- AIM OF THE EXERCISE -
Where does the string "with" appear? Copy every line of the entries below that holds it.

─── DATA FOR THIS EXERCISE

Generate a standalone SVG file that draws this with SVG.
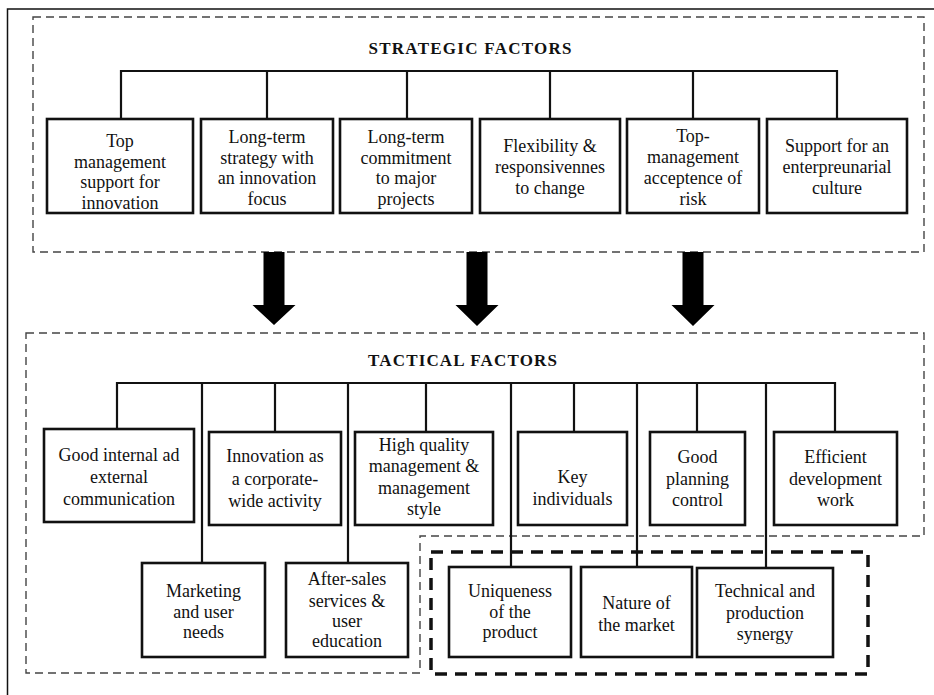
<svg xmlns="http://www.w3.org/2000/svg" width="934" height="695" viewBox="0 0 934 695">
<style>
.bg{fill:#fff}
.frame{fill:none;stroke:#111;stroke-width:1.5}
.dash{fill:none;stroke:#444;stroke-width:1.4;stroke-dasharray:8 5}
.bold{fill:none;stroke:#111;stroke-width:3.5;stroke-dasharray:12 8}
.box{fill:#fff;stroke:#111;stroke-width:2.6}
.con{fill:none;stroke:#111;stroke-width:2.2}
.arrow{fill:#000}
text{font-family:"Liberation Serif","Times New Roman",serif;font-size:18px;fill:#111;text-anchor:middle}
.title{font-weight:bold;font-size:17px}
</style>
<rect class="bg" x="0" y="0" width="934" height="695"/>
<path class="frame" d="M7.5,695 V9 H934"/>

<g id="strategic-group">
<rect class="dash" x="33" y="17" width="891" height="235"/>
<text class="title" x="470" y="53.5" textLength="203" lengthAdjust="spacing">STRATEGIC FACTORS</text>
</g>

<g id="tactical-group">
<path class="dash" d="M26,333 H924 V536 H420 V673 H26 Z"/>
<text class="title" x="462.5" y="365.5" textLength="189" lengthAdjust="spacing">TACTICAL FACTORS</text>
</g>

<g id="product-group">
<rect class="bold" x="431" y="552" width="437" height="122"/>
</g>

<g id="connectors">
<path class="con" d="M121,119 V71 H837 V119 M267,71 V119 M407,71 V119 M550,71 V119 M693,71 V119"/>
<path class="con" d="M117,429 V383 H835 V432 M202,383 V563 M275,383 V432 M348,383 V563 M426,383 V432 M511,383 V567 M574,383 V432 M637,383 V567 M697,383 V432 M766,383 V568"/>
<polygon class="arrow" points="263.5,252 284.5,252 284.5,305 295.5,305 274,325 252.5,305 263.5,305"/>
<polygon class="arrow" points="466.5,252 487.5,252 487.5,305 498.5,305 477,326 455.5,305 466.5,305"/>
<polygon class="arrow" points="682.5,252 703.5,252 703.5,305 714.5,305 693,326 671.5,305 682.5,305"/>
</g>

<g id="s1"><rect class="box" x="47" y="119" width="146" height="94"/>
<text x="120" y="147">Top</text><text x="120" y="167.5">management</text><text x="120" y="188">support for</text><text x="120" y="209">innovation</text></g>
<g id="s2"><rect class="box" x="201" y="119" width="132" height="94"/>
<text x="267" y="143">Long-term</text><text x="267" y="164">strategy with</text><text x="267" y="184">an innovation</text><text x="267" y="205">focus</text></g>
<g id="s3"><rect class="box" x="340" y="119" width="132" height="94"/>
<text x="406" y="143">Long-term</text><text x="406" y="164">commitment</text><text x="406" y="184">to major</text><text x="406" y="205">projects</text></g>
<g id="s4"><rect class="box" x="480" y="119" width="140" height="94"/>
<text x="550" y="152">Flexibility &amp;</text><text x="550" y="173">responsivennes</text><text x="550" y="194">to change</text></g>
<g id="s5"><rect class="box" x="627" y="119" width="132" height="94"/>
<text x="693" y="142">Top-</text><text x="693" y="163">management</text><text x="693" y="184">acceptence of</text><text x="693" y="205">risk</text></g>
<g id="s6"><rect class="box" x="767" y="119" width="140" height="94"/>
<text x="837" y="152">Support for an</text><text x="837" y="173">enterpreunarial</text><text x="837" y="194">culture</text></g>

<g id="t1"><rect class="box" x="44" y="429" width="150" height="93"/>
<text x="119" y="461">Good internal ad</text><text x="119" y="483">external</text><text x="119" y="505">communication</text></g>
<g id="t2"><rect class="box" x="209" y="432" width="132" height="93"/>
<text x="275" y="462">Innovation as</text><text x="275" y="485">a corporate-</text><text x="275" y="507">wide activity</text></g>
<g id="t3"><rect class="box" x="355" y="432" width="138" height="93"/>
<text x="424" y="451">High quality</text><text x="424" y="472">management &amp;</text><text x="424" y="494">management</text><text x="424" y="515">style</text></g>
<g id="t4"><rect class="box" x="518" y="432" width="109" height="93"/>
<text x="572.5" y="483">Key</text><text x="572.5" y="505">individuals</text></g>
<g id="t5"><rect class="box" x="650" y="432" width="95" height="93"/>
<text x="697.5" y="463">Good</text><text x="697.5" y="485">planning</text><text x="697.5" y="506">control</text></g>
<g id="t6"><rect class="box" x="774" y="432" width="123" height="93"/>
<text x="835.5" y="463">Efficient</text><text x="835.5" y="485">development</text><text x="835.5" y="506">work</text></g>
<g id="t7"><rect class="box" x="142" y="563" width="123" height="94"/>
<text x="203.5" y="597">Marketing</text><text x="203.5" y="618">and user</text><text x="203.5" y="638">needs</text></g>
<g id="t8"><rect class="box" x="286" y="563" width="122" height="94"/>
<text x="347" y="585">After-sales</text><text x="347" y="607">services &amp;</text><text x="347" y="627">user</text><text x="347" y="647">education</text></g>
<g id="t9"><rect class="box" x="449" y="567" width="122" height="90"/>
<text x="510" y="597">Uniqueness</text><text x="510" y="618">of the</text><text x="510" y="638">product</text></g>
<g id="t10"><rect class="box" x="581" y="567" width="111" height="90"/>
<text x="636.5" y="609">Nature of</text><text x="636.5" y="631">the market</text></g>
<g id="t11"><rect class="box" x="697" y="568" width="136" height="89"/>
<text x="765" y="597">Technical and</text><text x="765" y="619">production</text><text x="765" y="640">synergy</text></g>
</svg>
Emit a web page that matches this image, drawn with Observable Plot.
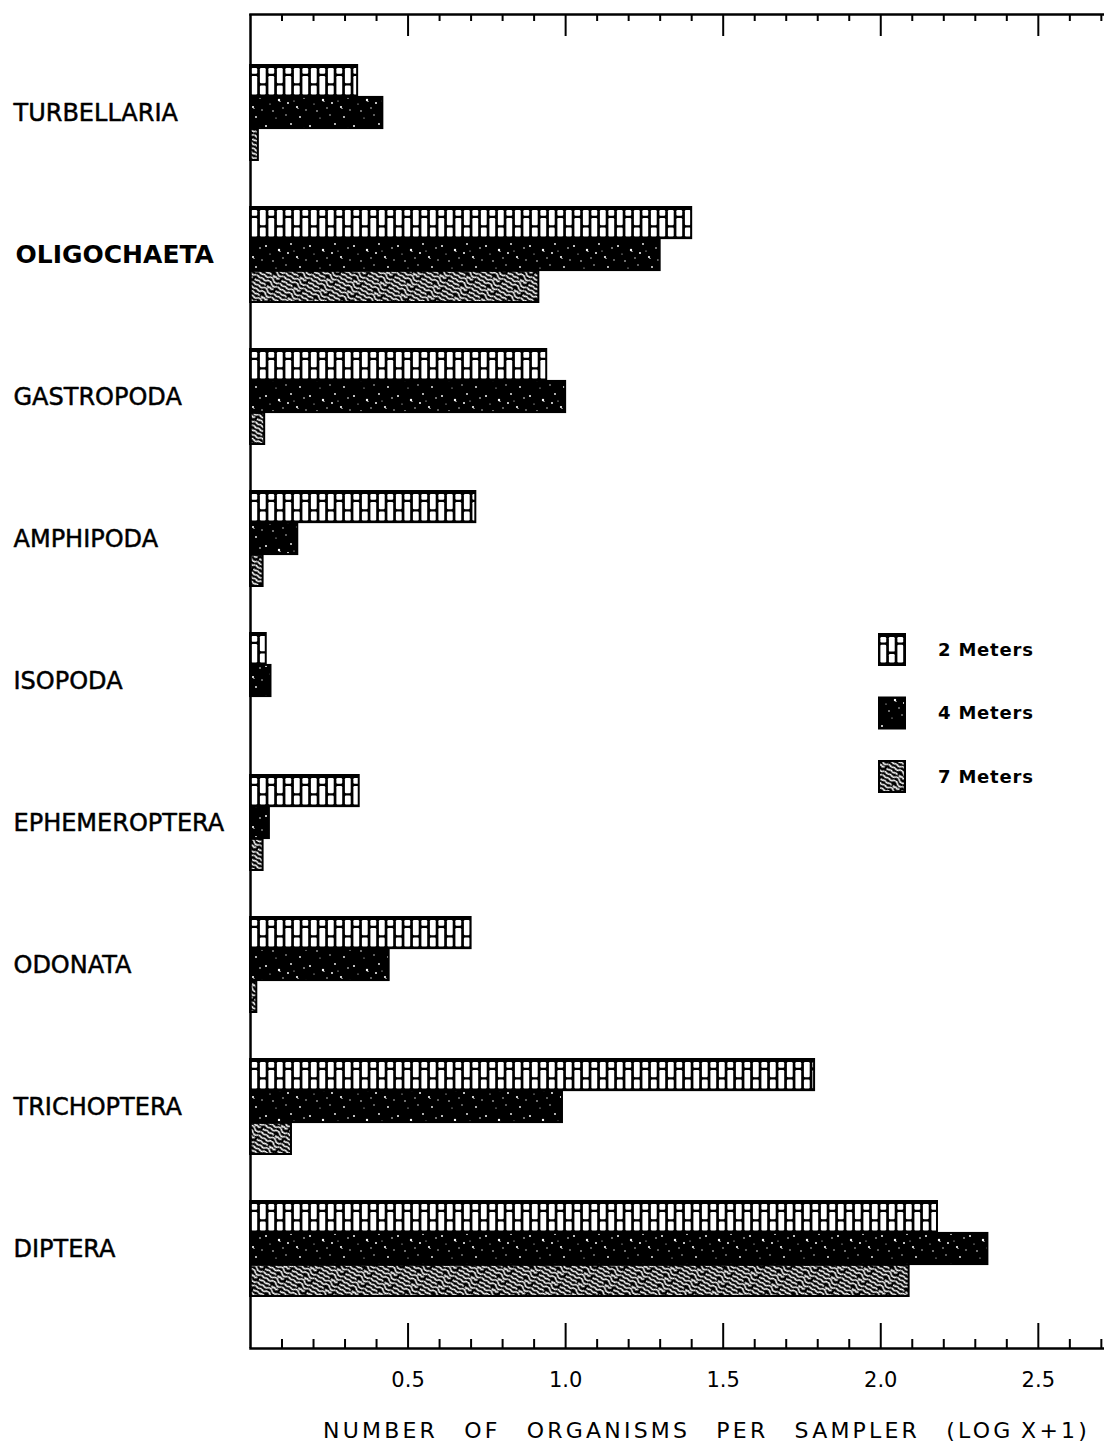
<!DOCTYPE html>
<html><head><meta charset="utf-8">
<script src="https://cdn.jsdelivr.net/npm/d3@7"></script>
<script src="https://cdn.jsdelivr.net/npm/@observablehq/plot@0.6"></script>
<style>html,body{margin:0;padding:0;background:#fff}</style>
</head><body><div id="chart"></div>
<script>
const categories = ["TURBELLARIA","OLIGOCHAETA","GASTROPODA","AMPHIPODA","ISOPODA","EPHEMEROPTERA","ODONATA","TRICHOPTERA","DIPTERA"];
const depths = ["2 Meters","4 Meters","7 Meters"];
const values2m = [0.34, 1.40, 0.94, 0.715, 0.05, 0.345, 0.70, 1.79, 2.18];
const values4m = [0.42, 1.30, 1.00, 0.15, 0.065, 0.06, 0.44, 0.99, 2.34];
const values7m = [0.025, 0.915, 0.045, 0.04, 0, 0.04, 0.02, 0.13, 2.09];
const majorTicks = [0.5, 1.0, 1.5, 2.0, 2.5];
const minorTicks = [0.1,0.2,0.3,0.4,0.6,0.7,0.8,0.9,1.1,1.2,1.3,1.4,1.6,1.7,1.8,1.9,2.1,2.2,2.3,2.4,2.6,2.7];
const xTitle = "NUMBER OF ORGANISMS PER SAMPLER (LOG\u2009X+1)";
const boldCategory = "OLIGOCHAETA";
const patternIds = ["pat2", "pat4", "pat7"];

const W = 1104, H = 1443, mT = 14, mB = 95, mL = 250, mR = 0;
const innerH = H - mT - mB;
const yOpts = {type: "band", domain: categories, paddingInner: 0.33, paddingOuter: 0.33};
const yPre = Plot.scale({y: {...yOpts, range: [mT, H - mB]}});
const barH = yPre.bandwidth / 3;

const valuesByDepth = [values2m, values4m, values7m];
const rows = [];
depths.forEach((dep, j) => categories.forEach((c, i) => rows.push({category: c, depth: dep, value: valuesByDepth[j][i]})));

const barMarks = depths.map((dep, j) => Plot.barX(rows.filter(d => d.depth === dep), {
  x: "value", y: "category",
  fill: `url(#${patternIds[j]})`, stroke: "black", strokeWidth: 2,
  insetTop: j * barH, insetBottom: (2 - j) * barH
}));

const plot = Plot.plot({
  width: W, height: H,
  marginTop: mT, marginBottom: mB, marginLeft: mL, marginRight: mR,
  style: {fontFamily: "DejaVu Sans", fontSize: "21px", color: "black", background: "white"},
  x: {domain: [0, 2.71], ticks: majorTicks, tickFormat: d3.format(".1f"), tickSize: 0, tickPadding: 24, label: null, axis: "bottom"},
  y: {...yOpts, axis: null},
  marks: [
    ...barMarks,
    Plot.ruleX([0], {stroke: "black", strokeWidth: 2.5}),
    Plot.frame({anchor: "top", stroke: "black", strokeWidth: 2.5}),
    Plot.frame({anchor: "bottom", stroke: "black", strokeWidth: 2.5}),
    Plot.ruleX(minorTicks, {stroke: "black", strokeWidth: 2, insetBottom: innerH - 7}),
    Plot.ruleX(majorTicks, {stroke: "black", strokeWidth: 2, insetBottom: innerH - 22}),
    Plot.ruleX(minorTicks, {stroke: "black", strokeWidth: 2, insetTop: innerH - 9}),
    Plot.ruleX(majorTicks, {stroke: "black", strokeWidth: 2, insetTop: innerH - 25}),
    Plot.text(categories, {y: d => d, text: d => d, frameAnchor: "left", textAnchor: "start", dx: -237, fontSize: 24, fill: "black", stroke: "black", strokeWidth: 0.5, filter: d => d !== boldCategory}),
    Plot.text(categories, {y: d => d, text: d => d, frameAnchor: "left", textAnchor: "start", dx: -235, fontSize: 25, fontWeight: "bold", fill: "black", filter: d => d === boldCategory}),
    Plot.text([xTitle], {text: d => d, frameAnchor: "bottom", lineAnchor: "bottom", dx: 29, dy: 89, fontSize: 22, fill: "black"})
  ]
});

document.getElementById("chart").appendChild(plot);

// ---- patterns ----
const svg = d3.select(plot);
const defs = svg.insert("defs", ":first-child");
const ys = plot.scale("y");

function addBrick(id, x0, y0, tileH, bh) {
  const p = defs.append("pattern").attr("id", id).attr("patternUnits", "userSpaceOnUse")
    .attr("x", x0).attr("y", y0).attr("width", 17).attr("height", tileH);
  p.append("rect").attr("width", 17).attr("height", tileH).attr("fill", "black");
  const top = 3, bot = bh - 2.5;
  const a = top + (bot - top) * 0.26, b = top + (bot - top) * 0.62;
  const seg = (x, y1, y2) => p.append("rect").attr("x", x).attr("y", y1).attr("width", 5.8).attr("height", y2 - y1).attr("rx", 1.2).attr("fill", "white");
  seg(1.4, top, a - 1.2); seg(1.4, a + 1.2, bot);
  seg(9.9, top, b - 1.2); seg(9.9, b + 1.2, bot);
}
function addSpeck(id) {
  const p = defs.append("pattern").attr("id", id).attr("patternUnits", "userSpaceOnUse").attr("width", 44).attr("height", 30);
  p.append("rect").attr("width", 44).attr("height", 30).attr("fill", "black");
  const specks = [[2,6,1.0],[9,21,0.8],[15,10,1.2],[22,25,0.7],[27,4,0.9],[33,17,1.1],[40,8,0.8],[6,14,0.6],[19,18,0.7],[36,27,0.9],[12,28,0.6],[30,11,0.6],[42,20,0.7],[24,13,1.0],[16,11.5,0.6],[34,18.5,0.6]];
  specks.forEach(([x, y, r]) => p.append("circle").attr("cx", x).attr("cy", y).attr("r", r).attr("fill", "white"));
}
function addWorm(id) {
  const p = defs.append("pattern").attr("id", id).attr("patternUnits", "userSpaceOnUse").attr("width", 24).attr("height", 12).attr("patternTransform", "rotate(30)");
  p.append("rect").attr("width", 24).attr("height", 12).attr("fill", "black");
  const paths = [
    "M-1,2 c2,-2 4,2 6,0 s4,2 6,0 s4,-2 6,0 s4,2 6,0",
    "M0,6 c2,2 4,-2 6,0 s4,-2 6,0 M15,6 c1,2 2,-1 3,0 s2,1 3,0",
    "M-1,10 c2,-2 4,2 6,0 s4,2 6,0 s4,-2 6,0 s4,2 6,0"
  ];
  paths.forEach(d => p.append("path").attr("d", d).attr("fill", "none").attr("stroke", "white").attr("stroke-width", 1.7).attr("stroke-linecap", "round"));
}
addBrick("pat2", mL, ys.apply(categories[0]), ys.step, barH);
addSpeck("pat4");
addWorm("pat7");

// title spacing
svg.selectAll("text").filter(function () { return this.textContent === xTitle; })
  .style("letter-spacing", "3.2px").style("word-spacing", "16px");

// ---- legend ----
const legX = 879, legY0 = 634, legStep = 63.5, sw = 26, sh = 31;
addBrick("pat2leg", legX, legY0, 400, sh);
const legIds = ["pat2leg", "pat4", "pat7"];
const leg = svg.append("g").attr("class", "legend");
depths.forEach((dep, j) => {
  const y = legY0 + j * legStep;
  leg.append("rect").attr("x", legX).attr("y", y).attr("width", sw).attr("height", sh)
    .attr("fill", `url(#${legIds[j]})`).attr("stroke", "black").attr("stroke-width", 2);
  leg.append("text").attr("x", 938).attr("y", y + sh / 2).attr("dy", "0.35em")
    .attr("text-anchor", "start")
    .attr("font-family", "DejaVu Sans").attr("font-weight", "bold").attr("font-size", 18)
    .style("letter-spacing", "0.8px").attr("fill", "black").text(dep);
});
</script>
</body></html>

──────

- TASK ANSWER -
Generate a standalone SVG file that draws this with SVG.
<text x="267" y="143">Long-term</text><text x="267" y="164">strategy with</text><text x="267" y="184">an innovation</text><text x="267" y="205">focus</text></g>
Emit a web page that matches this image, drawn with Observable Plot.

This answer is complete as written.